WRITTEN PROBLEM
Begin with the first line and repeat exactly through the line containing "(tc) at (537,361);"; leave every image out.

DATA SECTION
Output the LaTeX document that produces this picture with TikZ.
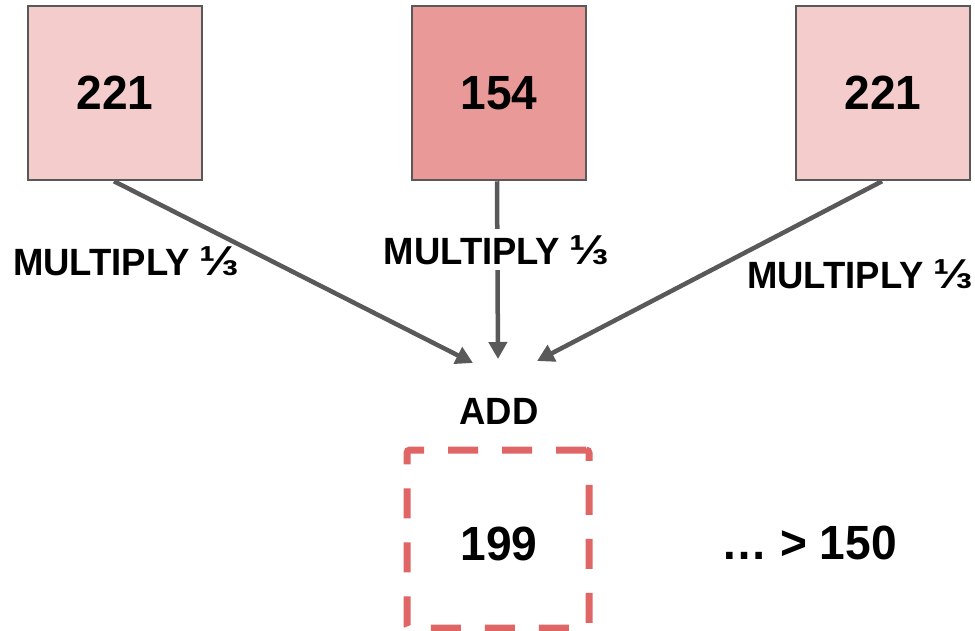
\documentclass[tikz,border=0pt]{standalone}
\usepackage{fontspec}
\setmainfont{Liberation Sans}
\newfontfamily\narrowbold{Liberation Sans Bold}[FakeStretch=0.96]
\usetikzlibrary{arrows.meta}

\definecolor{lightred}{HTML}{F4CCCC}
\definecolor{midred}{HTML}{EA9999}
\definecolor{dashred}{HTML}{E06666}
\definecolor{edgegray}{HTML}{595959}

% a one-third sign sized to the capitals of the labels
\newcommand{\onethird}{\scalebox{1.3}[1.1]{⅓}}

\tikzset{
  valbox/.style={draw=edgegray, line width=2.5pt, minimum width=174pt, minimum height=174pt,
    inner sep=0pt, font=\narrowbold\fontsize{48}{58}\selectfont},
  resbox/.style={draw=dashred, line width=7pt, dash pattern=on 30pt off 24pt, rounded corners=3pt,
    minimum width=182pt, minimum height=178pt, inner sep=0pt},
  bigtext/.style={inner sep=0pt, font=\narrowbold\fontsize{48}{58}\selectfont},
  optext/.style={inner sep=0pt, font=\narrowbold\fontsize{38}{46}\selectfont},
  flow/.style={draw=edgegray, line width=4.5pt, -{Triangle[length=17pt,width=18pt]}},
}

\begin{document}
\begin{tikzpicture}[x=1pt, y=-1pt]
  \useasboundingbox (0,0) rectangle (975,630);

  % the three input values
  \node[valbox, fill=lightred] (a) at (115,93) {221};
  \node[valbox, fill=midred]   (b) at (499,93) {154};
  \node[valbox, fill=lightred] (c) at (883,93) {221};

  % points where the arrows meet above ADD
  \coordinate (ta) at (473,363);
  \coordinate (tb) at (498,359);
  \coordinate (tc) at (537,361);

  \draw[flow] (a.south -| 114,0) -- (ta);
  \draw[flow] (b.south -| 497,0) -- (tb);
  \draw[flow] (c.south -| 882,0) -- (tc);

  % operation labels
  \node[optext, anchor=base west] (la) at (13,275) {MULTIPLY\hspace{0.25em}\onethird};
  \node[optext, anchor=base, fill=white, inner ysep=6pt] (lb) at (496.5,264) {MULTIPLY\hspace{0.25em}\onethird};
  \node[optext, anchor=base west] (lc) at (747,288) {MULTIPLY\hspace{0.25em}\onethird};
  \node[optext, anchor=base] (add) at (499,424) {ADD};

  % result
  \node[resbox] (res) at (498,539) {};
  \node[bigtext, anchor=base] (val) at (499,560) {199};
  \node[bigtext, anchor=base west] (cmp) at (721,559) {… > 150};
\end{tikzpicture}
\end{document}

SOLUTION TO THE PROBLEM
Output the LaTeX document that produces this picture with TikZ.
\documentclass[tikz,border=0pt]{standalone}
\usepackage{fontspec}
\setmainfont{Liberation Sans}
\newfontfamily\narrowbold{Liberation Sans Bold}[FakeStretch=0.96]
\usetikzlibrary{arrows.meta}

\definecolor{lightred}{HTML}{F4CCCC}
\definecolor{midred}{HTML}{EA9999}
\definecolor{dashred}{HTML}{E06666}
\definecolor{edgegray}{HTML}{595959}

% a one-third sign sized to the capitals of the labels
\newcommand{\onethird}{\scalebox{1.3}[1.1]{⅓}}

\tikzset{
  valbox/.style={draw=edgegray, line width=2.5pt, minimum width=174pt, minimum height=174pt,
    inner sep=0pt, font=\narrowbold\fontsize{48}{58}\selectfont},
  resbox/.style={draw=dashred, line width=7pt, dash pattern=on 30pt off 24pt, rounded corners=3pt,
    minimum width=182pt, minimum height=178pt, inner sep=0pt},
  bigtext/.style={inner sep=0pt, font=\narrowbold\fontsize{48}{58}\selectfont},
  optext/.style={inner sep=0pt, font=\narrowbold\fontsize{38}{46}\selectfont},
  flow/.style={draw=edgegray, line width=4.5pt, -{Triangle[length=17pt,width=18pt]}},
}

\begin{document}
\begin{tikzpicture}[x=1pt, y=-1pt]
  \useasboundingbox (0,0) rectangle (975,630);

  % the three input values
  \node[valbox, fill=lightred] (a) at (115,93) {221};
  \node[valbox, fill=midred]   (b) at (499,93) {154};
  \node[valbox, fill=lightred] (c) at (883,93) {221};

  % points where the arrows meet above ADD
  \coordinate (ta) at (473,363);
  \coordinate (tb) at (498,359);
  \coordinate (tc) at (537,361);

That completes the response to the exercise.